Read the records and gather each line that includes "this".
+++
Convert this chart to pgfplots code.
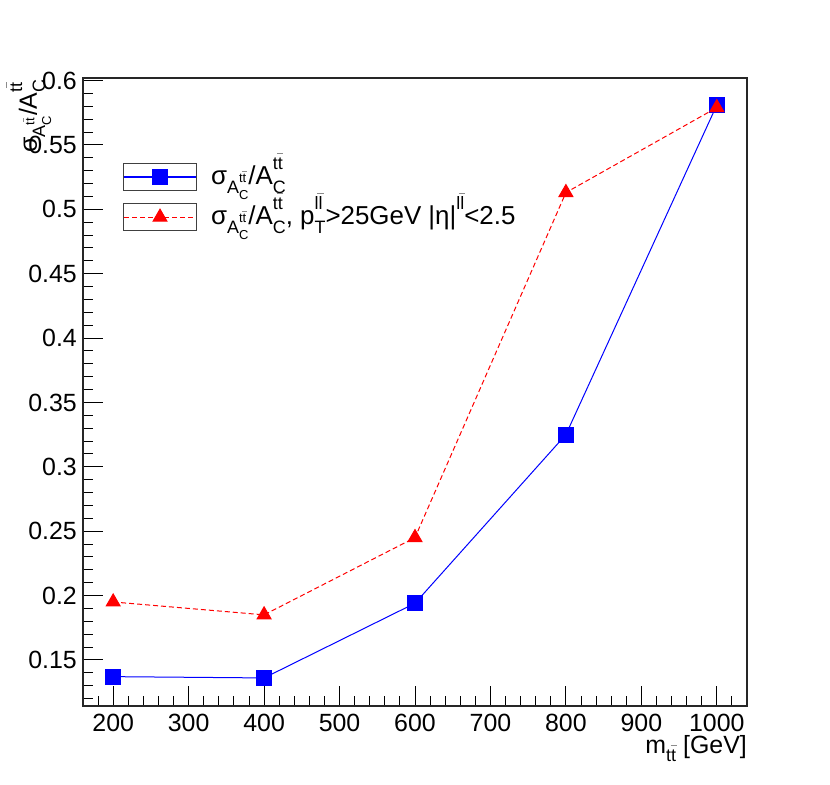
\documentclass[border=0pt]{standalone}
\usepackage{fontspec}
\setmainfont{Liberation Sans}
\usepackage{pgfplots}
\pgfplotsset{compat=1.18}
\newcommand\ovl[1]{{\setbox4\hbox{#1}\rlap{\hbox to\wd4{\hss\raise0.85em\hbox{\color{black!45}\vrule width 0.35em height 0.07em depth 0pt}\hss}}\box4}}
\newcommand\stk[3]{{%
 \setbox0\hbox{\fontsize{#1}{#1}\selectfont #2}%
 \setbox2\hbox{\fontsize{#1}{#1}\selectfont #3}%
 \dimen0=\wd0 \ifdim\wd2>\dimen0 \dimen0=\wd2 \fi
 \hbox to \dimen0{\rlap{\raise0.6em\copy0}\lower0.33em\copy2\hss}}}
\newcommand\sub[2]{\lower0.33em\hbox{\fontsize{#1}{#1}\selectfont #2}}
\newcommand\ttb{t\ovl{t}}
\newcommand\llb{l\ovl{l}}
\newcommand\mainlab{σ\sub{18}{A\stk{13}{\ttb}{C}}/A\stk{18}{\ttb}{C}}
\begin{document}
\begin{tikzpicture}
\useasboundingbox (-83bp,-79bp) rectangle (747bp,706bp);
\begin{axis}[
 at={(0,0)}, anchor=south west,
 scale only axis, width=664bp, height=628bp,
 xmin=160, xmax=1040, ymin=0.1142, ymax=0.602,
 xtick={200,300,400,500,600,700,800,900,1000},
 xticklabels={200,300,400,500,600,700,800,900,1000},
 ytick={0.15,0.2,0.25,0.3,0.35,0.4,0.45,0.5,0.55,0.6},
 yticklabels={0.15,0.2,0.25,0.3,0.35,0.4,0.45,0.5,0.55,0.6},
 minor xtick={180,220,240,260,280,320,340,360,380,420,440,460,480,520,540,560,580,620,640,660,680,720,740,760,780,820,840,860,880,920,940,960,980,1020},
 minor ytick={0.12,0.13,0.14,0.16,0.17,0.18,0.19,0.21,0.22,0.23,0.24,0.26,0.27,0.28,0.29,0.31,0.32,0.33,0.34,0.36,0.37,0.38,0.39,0.41,0.42,0.43,0.44,0.46,0.47,0.48,0.49,0.51,0.52,0.53,0.54,0.56,0.57,0.58,0.59},
 xtick pos=bottom, ytick pos=left,
 tick align=inside,
 major tick length=20bp, minor tick length=10bp,
 every tick/.style={black, line width=0.9bp},
 axis line style={line width=1.2bp, black!85},
 xticklabel style={inner sep=0pt, anchor=north, yshift=-8bp, font=\fontsize{25}{30}\selectfont},
 yticklabel style={inner sep=0pt, anchor=east, xshift=-6bp, font=\fontsize{25}{30}\selectfont},
 xlabel={m\sub{18}{\ttb} [GeV]},
 xlabel style={at={(axis description cs:1,0)}, anchor=base east, yshift=-47bp, inner sep=0pt, font=\fontsize{25}{30}\selectfont},
 ylabel={\mainlab},
 ylabel style={at={(axis description cs:-0.0693,0.998)}, anchor=base east, inner sep=0pt, font=\fontsize{25}{30}\selectfont},
 legend style={at={(axis description cs:0.0602,0.8646)}, anchor=north west, draw=none, fill=none, inner sep=0pt, outer sep=0pt, row sep=12bp, column sep=14bp, nodes={inner sep=0pt, anchor=west}, font=\fontsize{26}{30}\selectfont},
 legend cell align=left,
]
\addplot[color=blue, line width=1bp, mark=square*, mark size=7.5bp, mark options={solid, fill=blue},
 legend image code/.code={
   \draw[black!75, solid, line width=1.1bp] (0bp,-13.5bp) rectangle (73bp,13.5bp);
   \draw[draw=blue, solid, line width=1.3bp] (0.6bp,0bp) -- (72.4bp,0bp);
   \draw[blue, mark=square*, mark size=7.5bp, mark options={solid, fill=blue}] plot coordinates {(36.5bp,0bp)};
 }]
 coordinates {(200,0.137)(400,0.136)(600,0.194)(800,0.325)(1000,0.581)};
\addlegendentry{\raisebox{-8.5bp}[0pt][0pt]{\mainlab}}
\addplot[color=red, line width=1bp, dash pattern=on 5bp off 3bp, mark=triangle*, mark size=8bp, mark options={solid, fill=red},
 legend image code/.code={
   \draw[black!75, solid, line width=1.1bp] (0bp,-13.5bp) rectangle (73bp,13.5bp);
   \draw[draw=red, line width=1.3bp, dash pattern=on 5bp off 3bp] (0.6bp,0bp) -- (72.4bp,0bp);
   \draw[red, mark=triangle*, mark size=8bp, mark options={solid, fill=red}] plot coordinates {(36.5bp,0bp)};
 }]
 coordinates {(200,0.195)(400,0.185)(600,0.245)(800,0.513)(1000,0.579)};
\addlegendentry{\raisebox{-8.5bp}[0pt][0pt]{\mainlab, p\stk{18}{\llb}{T}>25GeV |η|\raise0.6em\hbox{\fontsize{18}{18}\selectfont\llb}<2.5}}
\end{axis}
\end{tikzpicture}
\end{document}
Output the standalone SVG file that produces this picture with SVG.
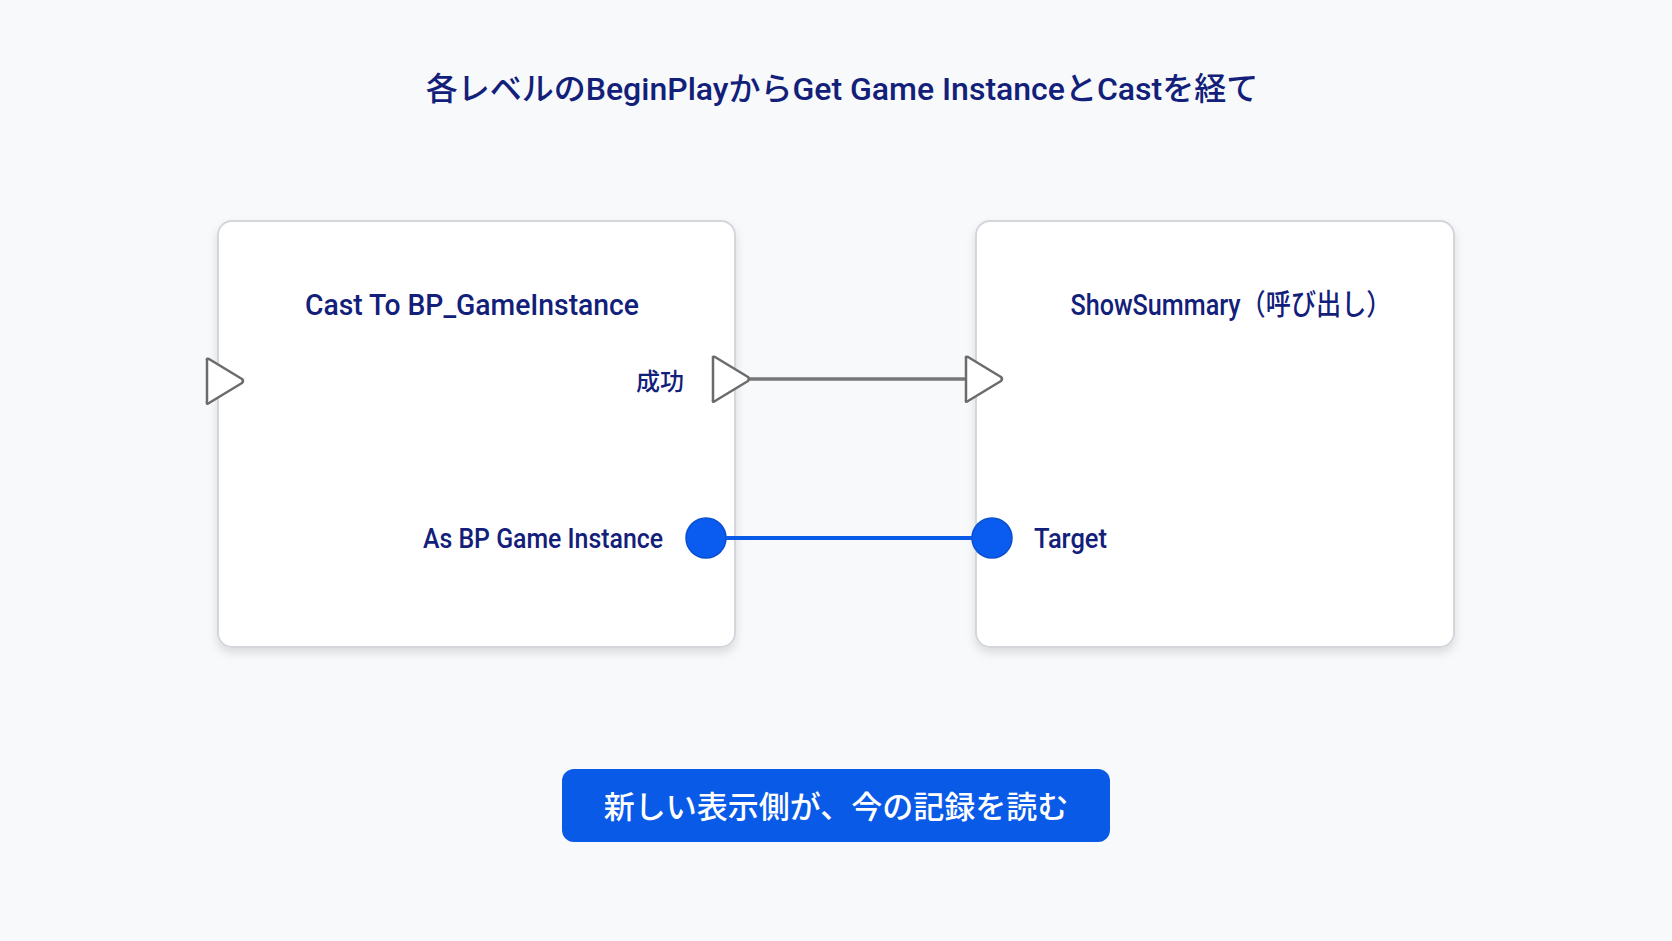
<svg xmlns="http://www.w3.org/2000/svg" width="1672" height="941" viewBox="0 0 1672 941">
<defs>
<style>
.t{font-family:Roboto,"Noto Sans CJK JP",sans-serif;fill:#12207a;font-weight:500}
.box{fill:#ffffff;stroke:#d4d6dc;stroke-width:2}
.exec{fill:#ffffff;stroke:#6b6b6b;stroke-width:2.5;stroke-linejoin:round}
.dot{fill:#0a5cf0;stroke:#0a4fd0;stroke-width:1.5}
</style>
<filter id="sh" x="-10%" y="-10%" width="120%" height="125%"><feDropShadow dx="0" dy="5" stdDeviation="5" flood-color="#000" flood-opacity="0.12"/></filter>
</defs>
<rect width="1672" height="941" fill="#f8f9fa"/>
<text class="t" x="842" y="100" font-size="32" text-anchor="middle">各レベルのBeginPlayからGet Game InstanceとCastを経て</text>
<g id="node-cast">
<rect class="box" x="218" y="221" width="517" height="426" rx="14" filter="url(#sh)"/>
<text class="t" x="472" y="315" font-size="29" text-anchor="middle" textLength="334" lengthAdjust="spacingAndGlyphs">Cast To BP_GameInstance</text>
<path class="exec" d="M207 360 Q206 358 209 359 L242 379 Q244 381 242 383 L209 403 Q206 405 207 401 Z"/>
<text class="t" x="684" y="390" font-size="24" text-anchor="end">成功</text>
<path class="exec" d="M713 358 Q712 356 715 357 L748 377 Q750 379 748 381 L715 401 Q712 403 713 399 Z"/>
<text class="t" x="663" y="548" font-size="27" text-anchor="end" textLength="240" lengthAdjust="spacingAndGlyphs">As BP Game Instance</text>
<circle class="dot" cx="706" cy="538" r="20"/>
</g>
<g id="node-show">
<rect class="box" x="976" y="221" width="478" height="426" rx="14" filter="url(#sh)"/>
<text class="t" x="1231" y="315" font-size="29" text-anchor="middle" textLength="321" lengthAdjust="spacingAndGlyphs">ShowSummary（呼び出し）</text>
<path class="exec" d="M966 358 Q965 356 968 357 L1001 377 Q1003 379 1001 381 L968 401 Q965 403 966 399 Z"/>
<circle class="dot" cx="992" cy="538" r="20"/>
<text class="t" x="1034" y="548" font-size="27" textLength="73" lengthAdjust="spacingAndGlyphs">Target</text>
</g>
<g id="connectors">
<line x1="750" y1="379" x2="965" y2="379" stroke="#777" stroke-width="3.5"/>
<line x1="726" y1="538" x2="972" y2="538" stroke="#0a5ae8" stroke-width="4"/>
</g>
<g id="note">
<rect x="562" y="769" width="548" height="73" rx="12" fill="#0a5ae8"/>
<text x="836" y="818" font-size="31" text-anchor="middle" fill="#fff" font-family="Roboto,'Noto Sans CJK JP',sans-serif" font-weight="500">新しい表示側が、今の記録を読む</text>
</g>
</svg>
+++
EXERCISE SOLUTION
Convert this chart to pgfplots code.
Output the standalone SVG file that produces this picture with SVG.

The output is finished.